### Stated goal
Repeat every line of the data exactly, but not the pictures.

### Data
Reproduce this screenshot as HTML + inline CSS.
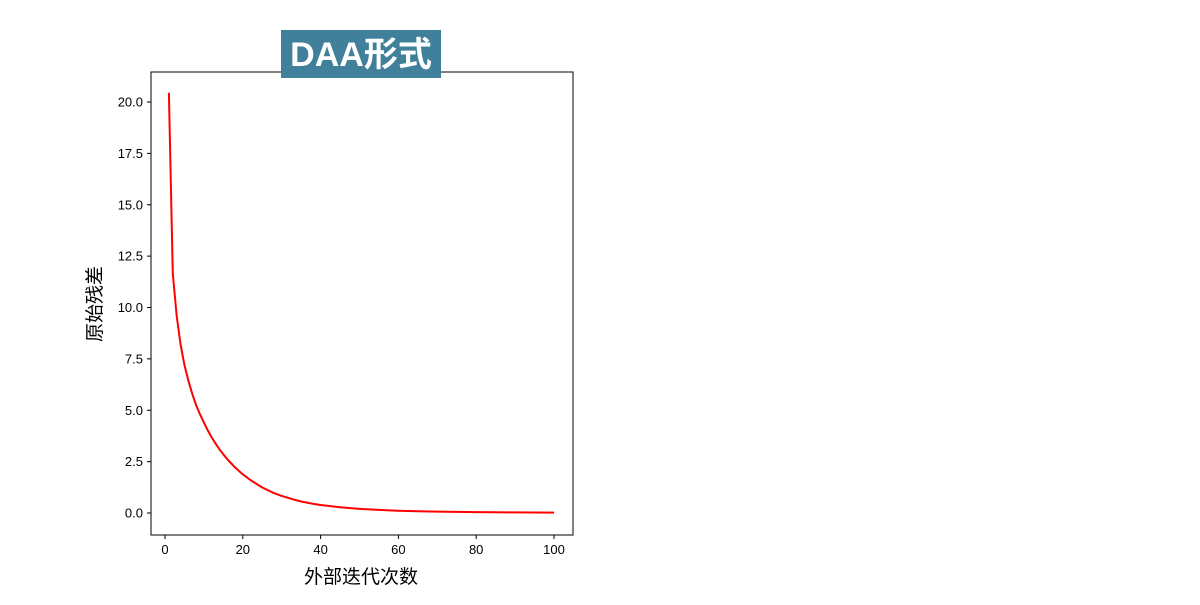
<!DOCTYPE html>
<html><head><meta charset="utf-8"><style>
body{margin:0;background:#fff;}
svg text{font-family:"Liberation Sans","Noto Sans CJK SC",sans-serif;}
</style></head><body>
<svg width="1200" height="600">
<g id="g"></g>
</svg>
<script>
const iterations=[1,2,3,4,5,6,7,8,9,10,11,12,13,14,15,16,18,20,22,25,28,30,33,35,38,40,45,50,55,60,65,70,80,90,100];
const residuals=[20.45,11.66,9.6,8.2,7.2,6.45,5.8,5.25,4.8,4.4,4.02,3.68,3.38,3.1,2.85,2.62,2.22,1.88,1.6,1.24,0.97,0.83,0.66,0.56,0.45,0.39,0.28,0.2,0.15,0.11,0.085,0.065,0.045,0.03,0.02];
const xTicks=[0,20,40,60,80,100];
const yTicks=[0,2.5,5,7.5,10,12.5,15,17.5,20];
const yTickLabels=["0.0","2.5","5.0","7.5","10.0","12.5","15.0","17.5","20.0"];
const L=151,R=573,T=72,B=535;
const sx=v=>165+(554-165)*v/100;
const sy=v=>513-(513-102)*v/20;
const NS="http://www.w3.org/2000/svg";
const g=document.getElementById('g');
function mk(t,a,txt){const e=document.createElementNS(NS,t);for(const k in a)e.setAttribute(k,a[k]);if(txt!==undefined)e.textContent=txt;g.appendChild(e);return e;}
const frame=mk('rect',{x:L,y:T,width:R-L,height:B-T,fill:'none',stroke:'#000','stroke-width':1});


xTicks.forEach(v=>{
 const l=mk('line',{x1:sx(v),x2:sx(v),y1:B,y2:B+4,stroke:'#000'});
 
 
 const t=mk('text',{x:sx(v),y:B+19,'text-anchor':'middle','font-size':13},String(v));
 
 
});
yTicks.forEach((v,i)=>{
 const l=mk('line',{x1:L-4,x2:L,y1:sy(v),y2:sy(v),stroke:'#000'});
 
 
 const t=mk('text',{x:L-8,y:sy(v)+4.5,'text-anchor':'end','font-size':13},yTickLabels[i]);
 
 
});
const p=mk('polyline',{points:iterations.map((x,i)=>sx(x)+','+sy(residuals[i])).join(' '),fill:'none',stroke:'#ff0000','stroke-width':2,'stroke-linejoin':'round'});


const xl=mk('text',{x:361,y:583,'text-anchor':'middle','font-size':19},'外部迭代次数');


const yl=mk('text',{x:0,y:0,'text-anchor':'middle','font-size':19,transform:'translate(101,304) rotate(-90)'},'原始残差');


const tb=mk('rect',{x:281,y:30,width:160,height:48,fill:'#41809a'});


const tt=mk('text',{x:361,y:66,'text-anchor':'middle','font-size':34,'font-weight':'bold',fill:'#fff'},'DAA形式');


</script>
</body></html>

### Finished exercise
Reproduce this screenshot as HTML + inline CSS.
<!DOCTYPE html>
<html><head><meta charset="utf-8"><style>
body{margin:0;background:#fff;}
svg text{font-family:"Liberation Sans","Noto Sans CJK SC",sans-serif;}
</style></head><body>
<svg width="1200" height="600">
<g id="g"></g>
</svg>
<script>
const iterations=[1,2,3,4,5,6,7,8,9,10,11,12,13,14,15,16,18,20,22,25,28,30,33,35,38,40,45,50,55,60,65,70,80,90,100];
const residuals=[20.45,11.66,9.6,8.2,7.2,6.45,5.8,5.25,4.8,4.4,4.02,3.68,3.38,3.1,2.85,2.62,2.22,1.88,1.6,1.24,0.97,0.83,0.66,0.56,0.45,0.39,0.28,0.2,0.15,0.11,0.085,0.065,0.045,0.03,0.02];
const xTicks=[0,20,40,60,80,100];
const yTicks=[0,2.5,5,7.5,10,12.5,15,17.5,20];
const yTickLabels=["0.0","2.5","5.0","7.5","10.0","12.5","15.0","17.5","20.0"];
const L=151,R=573,T=72,B=535;
const sx=v=>165+(554-165)*v/100;
const sy=v=>513-(513-102)*v/20;
const NS="http://www.w3.org/2000/svg";
const g=document.getElementById('g');
function mk(t,a,txt){const e=document.createElementNS(NS,t);for(const k in a)e.setAttribute(k,a[k]);if(txt!==undefined)e.textContent=txt;g.appendChild(e);return e;}
const frame=mk('rect',{x:L,y:T,width:R-L,height:B-T,fill:'none',stroke:'#000','stroke-width':1});


xTicks.forEach(v=>{
 const l=mk('line',{x1:sx(v),x2:sx(v),y1:B,y2:B+4,stroke:'#000'});
 
 
 const t=mk('text',{x:sx(v),y:B+19,'text-anchor':'middle','font-size':13},String(v));
 
 
});
yTicks.forEach((v,i)=>{
 const l=mk('line',{x1:L-4,x2:L,y1:sy(v),y2:sy(v),stroke:'#000'});
 
 
 const t=mk('text',{x:L-8,y:sy(v)+4.5,'text-anchor':'end','font-size':13},yTickLabels[i]);
 
 
});
const p=mk('polyline',{points:iterations.map((x,i)=>sx(x)+','+sy(residuals[i])).join(' '),fill:'none',stroke:'#ff0000','stroke-width':2,'stroke-linejoin':'round'});


const xl=mk('text',{x:361,y:583,'text-anchor':'middle','font-size':19},'外部迭代次数');


const yl=mk('text',{x:0,y:0,'text-anchor':'middle','font-size':19,transform:'translate(101,304) rotate(-90)'},'原始残差');


const tb=mk('rect',{x:281,y:30,width:160,height:48,fill:'#41809a'});


const tt=mk('text',{x:361,y:66,'text-anchor':'middle','font-size':34,'font-weight':'bold',fill:'#fff'},'DAA形式');


</script>
</body></html>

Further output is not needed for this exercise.